### PROBLEM TO WORK ON
Your copy should be exact, beginning at the line containing "What TikZ code" and ending at the line containing "(0,0) rectangle (621,473);", with both lines kept and every picture dropped.

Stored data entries
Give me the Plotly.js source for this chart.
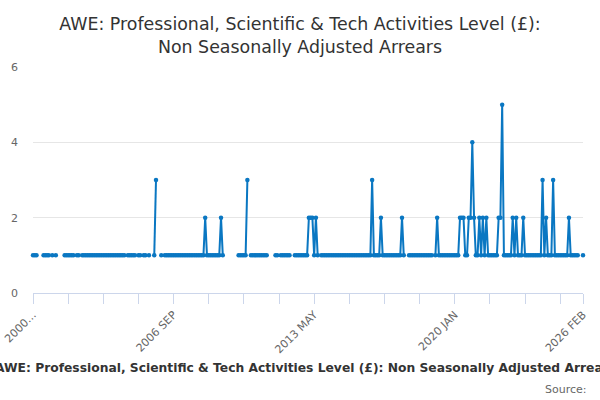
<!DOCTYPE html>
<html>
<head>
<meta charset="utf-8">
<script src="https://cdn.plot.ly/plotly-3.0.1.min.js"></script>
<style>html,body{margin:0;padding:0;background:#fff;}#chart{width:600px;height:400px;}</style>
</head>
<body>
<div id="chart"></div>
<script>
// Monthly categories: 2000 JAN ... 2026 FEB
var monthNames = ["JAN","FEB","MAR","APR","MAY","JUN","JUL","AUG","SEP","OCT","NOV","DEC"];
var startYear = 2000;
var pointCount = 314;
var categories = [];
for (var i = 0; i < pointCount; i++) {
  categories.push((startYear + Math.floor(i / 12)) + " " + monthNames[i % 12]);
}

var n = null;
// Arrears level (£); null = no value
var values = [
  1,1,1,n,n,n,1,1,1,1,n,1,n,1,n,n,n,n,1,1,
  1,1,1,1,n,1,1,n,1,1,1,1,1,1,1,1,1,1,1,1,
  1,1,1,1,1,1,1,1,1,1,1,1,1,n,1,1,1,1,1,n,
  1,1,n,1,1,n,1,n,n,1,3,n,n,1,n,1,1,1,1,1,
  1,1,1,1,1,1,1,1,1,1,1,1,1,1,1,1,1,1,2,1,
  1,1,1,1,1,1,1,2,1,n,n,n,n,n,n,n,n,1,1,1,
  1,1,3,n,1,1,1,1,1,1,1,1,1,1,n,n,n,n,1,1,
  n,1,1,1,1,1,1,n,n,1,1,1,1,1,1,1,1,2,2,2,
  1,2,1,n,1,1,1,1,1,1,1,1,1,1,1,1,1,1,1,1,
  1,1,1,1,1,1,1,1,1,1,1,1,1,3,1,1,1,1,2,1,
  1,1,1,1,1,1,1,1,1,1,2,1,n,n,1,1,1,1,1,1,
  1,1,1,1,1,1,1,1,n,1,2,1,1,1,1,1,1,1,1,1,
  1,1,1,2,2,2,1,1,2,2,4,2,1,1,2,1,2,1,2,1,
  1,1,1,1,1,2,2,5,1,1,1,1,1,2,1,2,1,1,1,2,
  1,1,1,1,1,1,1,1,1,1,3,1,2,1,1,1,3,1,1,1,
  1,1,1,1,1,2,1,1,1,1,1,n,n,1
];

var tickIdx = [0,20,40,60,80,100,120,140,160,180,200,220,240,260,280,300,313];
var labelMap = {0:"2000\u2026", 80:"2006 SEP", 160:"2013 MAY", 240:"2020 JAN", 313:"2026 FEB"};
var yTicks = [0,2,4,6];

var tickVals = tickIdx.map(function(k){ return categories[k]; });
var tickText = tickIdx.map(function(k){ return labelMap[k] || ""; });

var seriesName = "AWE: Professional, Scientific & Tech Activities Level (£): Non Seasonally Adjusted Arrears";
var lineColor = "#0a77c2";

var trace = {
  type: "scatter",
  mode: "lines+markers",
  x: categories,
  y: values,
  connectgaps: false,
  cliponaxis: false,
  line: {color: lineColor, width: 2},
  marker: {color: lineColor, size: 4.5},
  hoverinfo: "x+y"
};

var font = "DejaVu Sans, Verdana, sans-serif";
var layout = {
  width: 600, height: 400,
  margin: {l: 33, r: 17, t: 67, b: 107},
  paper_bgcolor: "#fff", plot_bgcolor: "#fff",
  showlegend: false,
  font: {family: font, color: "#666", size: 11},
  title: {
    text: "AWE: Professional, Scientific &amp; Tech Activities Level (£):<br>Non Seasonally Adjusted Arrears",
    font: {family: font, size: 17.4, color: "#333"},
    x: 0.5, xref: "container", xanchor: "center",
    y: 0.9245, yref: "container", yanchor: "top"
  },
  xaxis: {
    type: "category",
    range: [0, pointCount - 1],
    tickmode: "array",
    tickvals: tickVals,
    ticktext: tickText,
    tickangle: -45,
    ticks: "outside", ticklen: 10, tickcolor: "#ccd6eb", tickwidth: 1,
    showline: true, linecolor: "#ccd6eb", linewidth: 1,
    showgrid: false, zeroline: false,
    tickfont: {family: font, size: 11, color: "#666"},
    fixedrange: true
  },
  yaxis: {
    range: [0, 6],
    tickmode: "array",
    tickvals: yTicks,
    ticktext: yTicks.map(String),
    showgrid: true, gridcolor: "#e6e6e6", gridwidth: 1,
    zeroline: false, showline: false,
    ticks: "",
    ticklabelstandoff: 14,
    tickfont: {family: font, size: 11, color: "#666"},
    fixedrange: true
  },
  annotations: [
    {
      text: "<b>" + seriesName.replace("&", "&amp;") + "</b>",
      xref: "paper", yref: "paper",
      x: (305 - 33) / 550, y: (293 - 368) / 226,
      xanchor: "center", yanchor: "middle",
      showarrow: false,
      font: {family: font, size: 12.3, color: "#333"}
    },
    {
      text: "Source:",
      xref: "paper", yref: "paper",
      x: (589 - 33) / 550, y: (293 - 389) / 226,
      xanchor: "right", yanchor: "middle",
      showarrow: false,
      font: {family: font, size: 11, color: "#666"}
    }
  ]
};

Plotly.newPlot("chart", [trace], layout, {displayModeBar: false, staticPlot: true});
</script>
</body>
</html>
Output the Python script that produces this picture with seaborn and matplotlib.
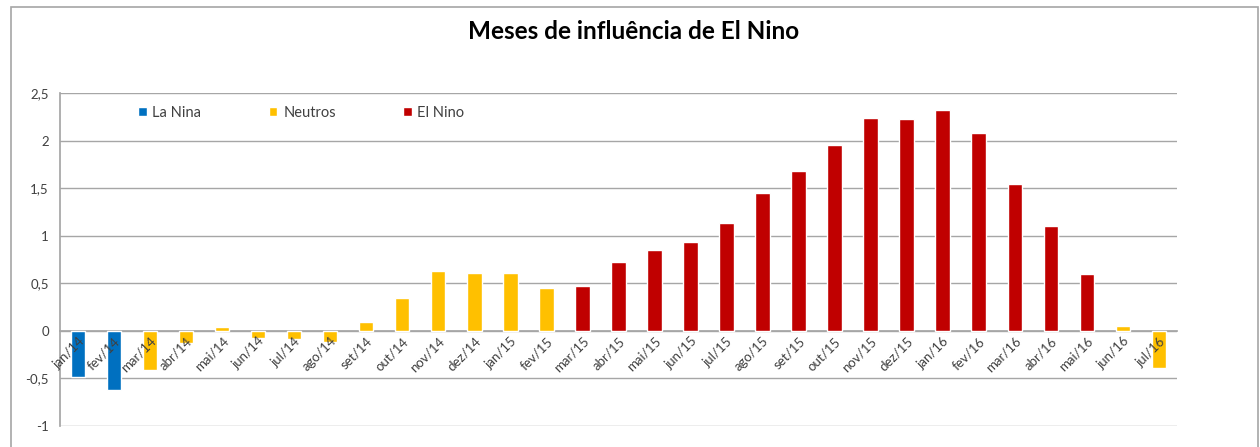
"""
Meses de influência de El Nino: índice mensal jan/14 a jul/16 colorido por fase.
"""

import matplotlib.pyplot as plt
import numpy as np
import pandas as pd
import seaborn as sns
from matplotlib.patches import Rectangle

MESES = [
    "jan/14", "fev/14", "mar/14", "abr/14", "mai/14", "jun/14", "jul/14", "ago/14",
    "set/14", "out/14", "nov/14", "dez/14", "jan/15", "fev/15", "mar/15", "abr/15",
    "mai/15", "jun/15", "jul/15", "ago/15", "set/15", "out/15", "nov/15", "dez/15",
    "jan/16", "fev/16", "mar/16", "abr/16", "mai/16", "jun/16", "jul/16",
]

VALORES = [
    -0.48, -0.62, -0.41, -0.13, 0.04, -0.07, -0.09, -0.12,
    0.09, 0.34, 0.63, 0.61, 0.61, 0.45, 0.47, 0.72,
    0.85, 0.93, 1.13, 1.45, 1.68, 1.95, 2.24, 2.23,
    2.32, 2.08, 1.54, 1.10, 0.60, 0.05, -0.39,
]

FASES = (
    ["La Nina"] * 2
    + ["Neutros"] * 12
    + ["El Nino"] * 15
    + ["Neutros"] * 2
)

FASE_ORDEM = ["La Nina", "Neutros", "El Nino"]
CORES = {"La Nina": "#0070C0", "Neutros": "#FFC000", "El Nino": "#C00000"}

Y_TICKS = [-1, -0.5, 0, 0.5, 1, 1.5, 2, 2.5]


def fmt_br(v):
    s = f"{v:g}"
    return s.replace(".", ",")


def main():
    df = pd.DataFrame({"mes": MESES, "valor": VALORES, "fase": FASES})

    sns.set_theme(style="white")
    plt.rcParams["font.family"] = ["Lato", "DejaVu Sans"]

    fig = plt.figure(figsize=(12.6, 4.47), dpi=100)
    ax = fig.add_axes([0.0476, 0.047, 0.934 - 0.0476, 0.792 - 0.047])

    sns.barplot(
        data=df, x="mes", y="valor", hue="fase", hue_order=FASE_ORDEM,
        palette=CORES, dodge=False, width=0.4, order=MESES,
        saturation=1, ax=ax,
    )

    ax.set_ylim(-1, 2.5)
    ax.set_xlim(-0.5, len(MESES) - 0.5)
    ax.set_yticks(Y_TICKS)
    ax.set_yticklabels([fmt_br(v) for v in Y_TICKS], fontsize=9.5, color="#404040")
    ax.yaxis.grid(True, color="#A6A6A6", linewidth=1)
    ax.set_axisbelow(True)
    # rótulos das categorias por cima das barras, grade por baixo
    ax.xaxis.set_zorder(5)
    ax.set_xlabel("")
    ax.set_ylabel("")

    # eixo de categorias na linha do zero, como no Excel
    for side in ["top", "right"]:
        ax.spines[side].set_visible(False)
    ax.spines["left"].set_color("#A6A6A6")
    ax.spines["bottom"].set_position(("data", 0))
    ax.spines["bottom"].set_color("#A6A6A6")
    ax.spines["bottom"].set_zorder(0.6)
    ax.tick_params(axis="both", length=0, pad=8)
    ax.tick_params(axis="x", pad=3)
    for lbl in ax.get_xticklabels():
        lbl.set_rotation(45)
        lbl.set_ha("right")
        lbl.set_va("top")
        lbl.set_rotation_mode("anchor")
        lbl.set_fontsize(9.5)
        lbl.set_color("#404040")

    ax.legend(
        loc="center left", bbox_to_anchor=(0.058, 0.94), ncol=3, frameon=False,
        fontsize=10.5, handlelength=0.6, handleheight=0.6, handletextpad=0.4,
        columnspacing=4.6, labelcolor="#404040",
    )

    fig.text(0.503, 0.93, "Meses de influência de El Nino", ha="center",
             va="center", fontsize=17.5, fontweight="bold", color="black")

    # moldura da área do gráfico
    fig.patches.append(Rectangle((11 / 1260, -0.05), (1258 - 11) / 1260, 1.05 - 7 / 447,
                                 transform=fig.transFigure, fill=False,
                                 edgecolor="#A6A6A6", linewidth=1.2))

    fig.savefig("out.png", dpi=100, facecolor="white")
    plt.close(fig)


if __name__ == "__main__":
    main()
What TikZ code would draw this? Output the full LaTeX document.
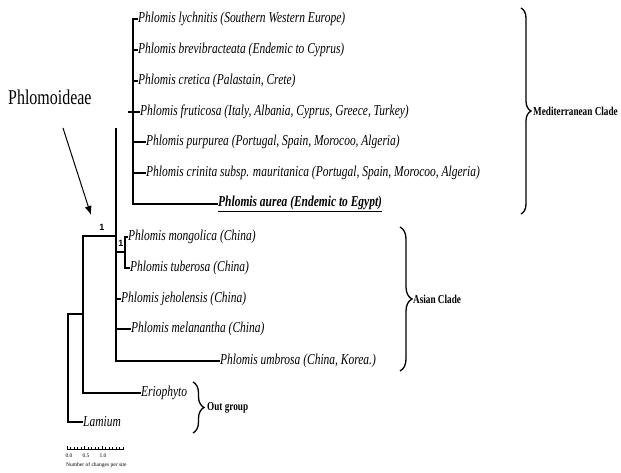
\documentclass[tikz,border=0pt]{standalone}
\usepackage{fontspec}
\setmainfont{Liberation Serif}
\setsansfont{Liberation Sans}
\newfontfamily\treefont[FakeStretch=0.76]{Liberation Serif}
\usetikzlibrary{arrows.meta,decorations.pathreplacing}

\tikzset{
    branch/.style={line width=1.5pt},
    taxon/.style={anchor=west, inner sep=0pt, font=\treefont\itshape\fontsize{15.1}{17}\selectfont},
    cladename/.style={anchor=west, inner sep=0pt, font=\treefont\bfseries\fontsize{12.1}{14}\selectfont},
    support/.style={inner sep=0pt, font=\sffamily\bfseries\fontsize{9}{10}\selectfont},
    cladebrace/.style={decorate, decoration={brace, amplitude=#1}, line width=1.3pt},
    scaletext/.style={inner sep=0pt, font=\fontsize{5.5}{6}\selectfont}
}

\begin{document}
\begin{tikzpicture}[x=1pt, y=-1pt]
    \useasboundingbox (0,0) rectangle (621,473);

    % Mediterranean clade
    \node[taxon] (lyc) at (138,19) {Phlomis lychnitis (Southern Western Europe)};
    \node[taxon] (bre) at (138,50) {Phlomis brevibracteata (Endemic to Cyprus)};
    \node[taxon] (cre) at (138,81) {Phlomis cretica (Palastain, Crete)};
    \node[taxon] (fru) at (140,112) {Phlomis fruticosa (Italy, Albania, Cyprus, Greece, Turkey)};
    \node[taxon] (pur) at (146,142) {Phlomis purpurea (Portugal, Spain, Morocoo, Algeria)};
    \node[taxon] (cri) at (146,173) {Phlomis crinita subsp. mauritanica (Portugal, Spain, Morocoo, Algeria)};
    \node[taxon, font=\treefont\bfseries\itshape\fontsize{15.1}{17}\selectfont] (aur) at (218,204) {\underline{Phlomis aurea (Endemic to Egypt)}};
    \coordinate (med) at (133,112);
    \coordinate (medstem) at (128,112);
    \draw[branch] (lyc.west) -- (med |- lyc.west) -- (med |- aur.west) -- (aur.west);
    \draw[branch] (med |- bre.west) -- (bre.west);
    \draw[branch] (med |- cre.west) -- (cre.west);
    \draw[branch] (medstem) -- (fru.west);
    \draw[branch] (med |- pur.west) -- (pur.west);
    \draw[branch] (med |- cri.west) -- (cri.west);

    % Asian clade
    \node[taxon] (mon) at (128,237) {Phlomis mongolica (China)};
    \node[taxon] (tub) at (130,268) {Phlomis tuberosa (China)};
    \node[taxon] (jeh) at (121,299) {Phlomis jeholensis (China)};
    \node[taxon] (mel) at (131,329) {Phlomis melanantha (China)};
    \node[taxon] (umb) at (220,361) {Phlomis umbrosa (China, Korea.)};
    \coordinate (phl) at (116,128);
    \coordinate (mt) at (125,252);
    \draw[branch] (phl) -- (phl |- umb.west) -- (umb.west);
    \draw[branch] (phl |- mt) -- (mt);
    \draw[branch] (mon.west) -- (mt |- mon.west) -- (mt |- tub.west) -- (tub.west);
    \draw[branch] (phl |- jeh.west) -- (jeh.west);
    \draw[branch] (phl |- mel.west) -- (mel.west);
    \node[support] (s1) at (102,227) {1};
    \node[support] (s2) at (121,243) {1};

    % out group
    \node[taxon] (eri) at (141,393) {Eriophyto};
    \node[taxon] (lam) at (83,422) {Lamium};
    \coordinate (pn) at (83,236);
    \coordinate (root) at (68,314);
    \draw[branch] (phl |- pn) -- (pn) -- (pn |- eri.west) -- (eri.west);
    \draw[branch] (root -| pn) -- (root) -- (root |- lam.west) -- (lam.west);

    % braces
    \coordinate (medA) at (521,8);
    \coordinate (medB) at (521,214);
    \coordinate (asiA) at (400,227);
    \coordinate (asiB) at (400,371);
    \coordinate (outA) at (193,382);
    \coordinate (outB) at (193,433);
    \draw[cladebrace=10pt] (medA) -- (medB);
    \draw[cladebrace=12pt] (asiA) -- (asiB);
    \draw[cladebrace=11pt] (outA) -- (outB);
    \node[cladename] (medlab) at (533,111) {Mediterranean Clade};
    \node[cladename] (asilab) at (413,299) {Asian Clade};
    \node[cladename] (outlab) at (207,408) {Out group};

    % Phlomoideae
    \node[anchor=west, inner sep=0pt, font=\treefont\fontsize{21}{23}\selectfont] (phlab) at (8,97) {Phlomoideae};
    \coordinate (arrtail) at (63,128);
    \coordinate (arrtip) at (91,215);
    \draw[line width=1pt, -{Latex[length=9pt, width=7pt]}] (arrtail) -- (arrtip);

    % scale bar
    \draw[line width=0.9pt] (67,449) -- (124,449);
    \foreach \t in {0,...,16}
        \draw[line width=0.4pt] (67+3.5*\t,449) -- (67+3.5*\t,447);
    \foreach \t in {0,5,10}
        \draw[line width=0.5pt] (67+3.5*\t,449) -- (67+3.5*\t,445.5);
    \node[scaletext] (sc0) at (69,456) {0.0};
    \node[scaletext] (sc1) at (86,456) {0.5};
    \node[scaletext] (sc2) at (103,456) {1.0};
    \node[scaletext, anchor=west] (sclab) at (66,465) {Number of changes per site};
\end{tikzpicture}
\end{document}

### COMPLETED TASK
What TikZ code would draw this? Output the full LaTeX document.
\documentclass[tikz,border=0pt]{standalone}
\usepackage{fontspec}
\setmainfont{Liberation Serif}
\setsansfont{Liberation Sans}
\newfontfamily\treefont[FakeStretch=0.76]{Liberation Serif}
\usetikzlibrary{arrows.meta,decorations.pathreplacing}

\tikzset{
    branch/.style={line width=1.5pt},
    taxon/.style={anchor=west, inner sep=0pt, font=\treefont\itshape\fontsize{15.1}{17}\selectfont},
    cladename/.style={anchor=west, inner sep=0pt, font=\treefont\bfseries\fontsize{12.1}{14}\selectfont},
    support/.style={inner sep=0pt, font=\sffamily\bfseries\fontsize{9}{10}\selectfont},
    cladebrace/.style={decorate, decoration={brace, amplitude=#1}, line width=1.3pt},
    scaletext/.style={inner sep=0pt, font=\fontsize{5.5}{6}\selectfont}
}

\begin{document}
\begin{tikzpicture}[x=1pt, y=-1pt]
    \useasboundingbox (0,0) rectangle (621,473);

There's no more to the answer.